— А ты! Чем занимаешься? Гоняешь автобусы. Бессмысленно тратишь дорогое время, черт бы тебя подрал! — выругался в мой адрес Павлик, хлопнув себя по коленам.— Как долго собираешься вести такой образ жизни?
— Можешь ты меня оставить в покое? — попросил я его и поднялся с раскладушки.— Честное слово, оставь меня и возьмись за воспитание кого-нибудь другого, более податливого.
— Продолжаю верить, что ты еще не совсем безнадежен,— сказал Павлик.
Видимо, его трубный глас дошел до Ленки и Кати, и они поспешили к нему.
Гулко хлопнула с размаху брошенная калитка. Мы все оглянулись. Во двор, прихрамывая, входил Базовский. Выглядел Константин Григорьевич чрезвычайно встревоженным. На нас едва взглянул.
— Дома отец? — спросил он отрывисто, не здороваясь.
— У себя,— сказала Ленка.
Размахивая палкой, Константин Григорьевич торопливо пересек дворик и скрылся в доме. Все переглянулись.
— Что с ним? — сказал Павлик.
У меня же вдруг защемило сердце. Я подумал, что внезапный приход встревоженного Константина Григорьевича, может быть, связан с Тоней. Неужели ему стало что-то о ней известно?
На крыльце показался отец.
«Так и есть»,— подумал я.
Константин Григорьевич сидел на диване в большой комнате. Мне не понравилось его мрачное лицо с сердито нахмуренными бровями. Отец с виноватым видом доставал из шкафа одну из своих заветных бутылочек.
— Никак не подозревал, что скроешь от меня такое,— встретил упреком Константин Григорьевич.
Я вопросительно посмотрел на отца.
— Рассказывай теперь,— разрешил он.— Ну, что с Антониной встречаетесь. Ему все известно.
— Так это правда? Работаешь с ней вместе? — спросил Константин Григорьевич.
Я подтвердил.
— Почему? — недоуменно воскликнул Константин Григорьевич,— Не могла найти лучше места?

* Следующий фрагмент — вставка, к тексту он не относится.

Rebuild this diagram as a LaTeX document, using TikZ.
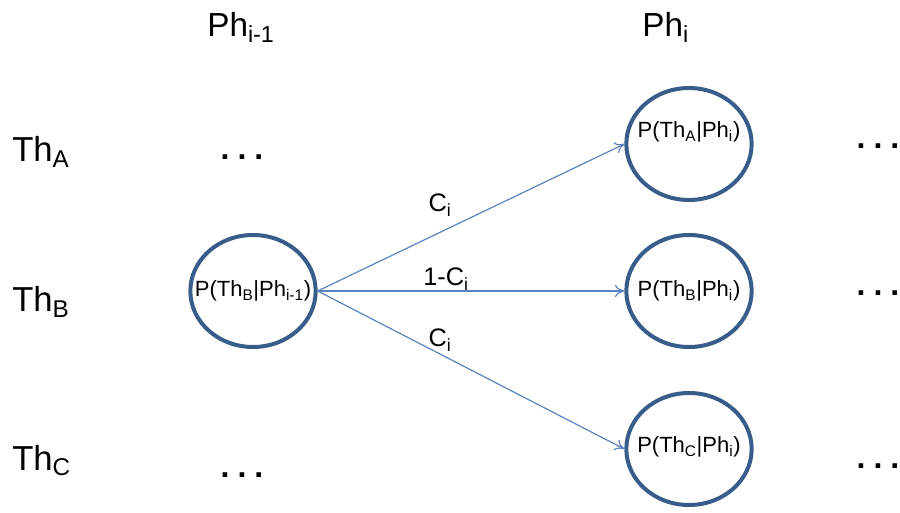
\documentclass[tikz,border=0pt]{standalone}
\usepackage{fontspec}
\setmainfont{Liberation Sans}
\usetikzlibrary{shapes.geometric,arrows.meta}
\definecolor{ringblue}{HTML}{385D8A}
\definecolor{linkblue}{HTML}{5B83BD}
\newcommand\threedots{.\hspace{6pt}.\hspace{6pt}.}
\begin{document}
\begin{tikzpicture}[x=0.75pt,y=-0.75pt,
  state/.style={ellipse,draw=ringblue,line width=3pt,minimum width=94pt,minimum height=84pt,inner sep=0pt},
  ptext/.style={font=\fontsize{16.5pt}{18pt}\selectfont,inner sep=0pt},
  header/.style={font=\fontsize{25pt}{28pt}\selectfont,inner sep=0pt,anchor=base west},
  rowlab/.style={font=\fontsize{26pt}{28pt}\selectfont,inner sep=0pt,anchor=base west},
  weight/.style={font=\fontsize{19pt}{21pt}\selectfont,inner sep=0pt},
  ellip/.style={font=\bfseries\fontsize{24pt}{26pt}\selectfont,inner sep=0pt},
  conn/.style={draw=linkblue,line width=0.9pt,-{To[length=7pt,width=9pt]}}]
\useasboundingbox (0,0) rectangle (900,513);

% column headers
\node[header] (h1) at (207,37) {Ph\textsubscript{i-1}};
\node[header] (h2) at (642,37) {Ph\textsubscript{i}};

% row labels
\node[rowlab] (tA) at (12,162) {Th\textsubscript{A}};
\node[rowlab] (tB) at (12,312) {Th\textsubscript{B}};
\node[rowlab] (tC) at (12,470) {Th\textsubscript{C}};

% states
\node[state] (L) at (253,291) {};
\node[ptext] (Lt) at (253,291) {P(Th\textsubscript{B}|Ph\textsubscript{i-1})};
\node[state] (A) at (689,144) {};
\node[ptext] (At) at (689,132) {P(Th\textsubscript{A}|Ph\textsubscript{i})};
\node[state] (B) at (689,291) {};
\node[ptext] (Bt) at (689,291) {P(Th\textsubscript{B}|Ph\textsubscript{i})};
\node[state] (C) at (689,449) {};
\node[ptext] (Ct) at (689,447) {P(Th\textsubscript{C}|Ph\textsubscript{i})};

% continuation marks
\node[ellip] (dLA) at (242,157) {\threedots};
\node[ellip] (dLC) at (242,475) {\threedots};
\node[ellip] (dRA) at (878,146) {\threedots};
\node[ellip] (dRB) at (878,293) {\threedots};
\node[ellip] (dRC) at (878,466) {\threedots};

% transitions
\draw[conn] (L.east) -- (A.west);
\draw[conn] (L.east) -- (B.west);
\draw[conn] (L.east) -- (C.west);

% transition weights
\node[weight] (w1) at (440,205) {C\textsubscript{i}};
\node[weight] (w2) at (446,279) {1-C\textsubscript{i}};
\node[weight] (w3) at (440,340) {C\textsubscript{i}};
\end{tikzpicture}
\end{document}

— Говорила, что были места и лучше, но ее не прописывали.
— Ах, бедовая...— горестно сказал Константин Григорьевич. - Что же она ко мне-то не пришла? Устроил бы с работой. Есть же у меня хорошие друзья, помогли бы. Проезжает она через Крутогорск?
Я кивнул.
— А!..— Его лицо болезненно искривилось.— А зайти не хочет. Гордячка! Даже не написала. Почему? Чем уж так сильно обидел? Как хоть она выглядит?
— Хорошо.
— А как живет? — Он пристально смотрел на меня, — Одна? Не знаешь?
— Кажется, одна,— успокоил я.
— Почему же молчал? Почему сразу не пришел и не сказал? Ведь я отец ей.
— Так Тоня просила...— Своего отца мне не хотелось выдавать.
— Но почему? Разве я враг ей? — Он недоуменно развел руками.— Все у нее вкривь и вкось... Вдруг исчезла... Не сочла нужным толково сказать... Теперь... Опять появилась... Молчит... Как же она устроилась? Где живет? Комната у нее или угол?